Nonprofit applicants depend on a mix of federal program grants, formula awards to state and local government pass-throughs, and foundation funding. The 24 percent decline in federal science-agency project grant obligations is concentrated in research funding and does not map directly onto program funding for human services, workforce, housing, or community development. But the workforce departures the Partnership documents are not limited to science agencies — the report notes comparable declines at HUD, ED, and several other domestic-policy agencies — and the resulting capacity constraints affect program-grant administration as much as research-grant administration.

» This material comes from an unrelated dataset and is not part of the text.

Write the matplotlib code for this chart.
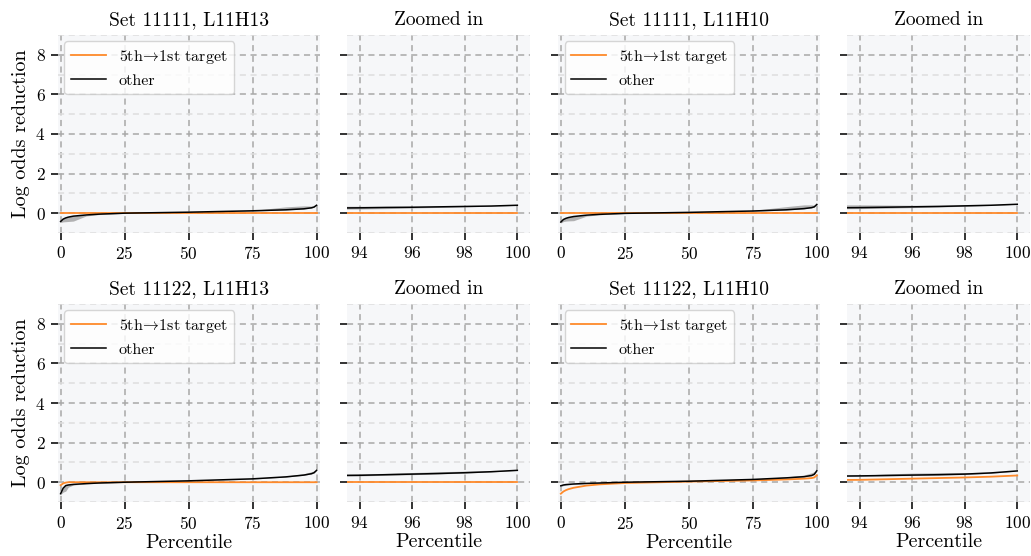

Nonprofit applicants should expect longer award cycles, slower communication, and more variability in program officer guidance than they are used to.
The foundation response that Hopkins and other research universities are leveraging is also available to nonprofits, but in a different form. Foundations are not in a position to backstop federal program funding dollar-for-dollar. What they can do — and what several major foundations have signaled they will do during 2026 and 2027 — is provide flexible operating support, multi-year general operating grants, and capacity-building funding for nonprofits navigating a transitional federal funding environment. Nonprofit applicants who treat foundation cultivation as a core development activity, rather than a fallback when federal funding fails, will be better positioned over the next two years.
The Partnership report and the Hopkins fund together describe a system reorganizing in real time. The institutional response is meaningful but partial; the diversification of funding sources is now necessary rather than prudent; and the human-capital depletion the Partnership documents will shape the merit-review experience for years to come. Applicants who plan for the reorganized landscape now will be better positioned than those who wait for stability that may not return.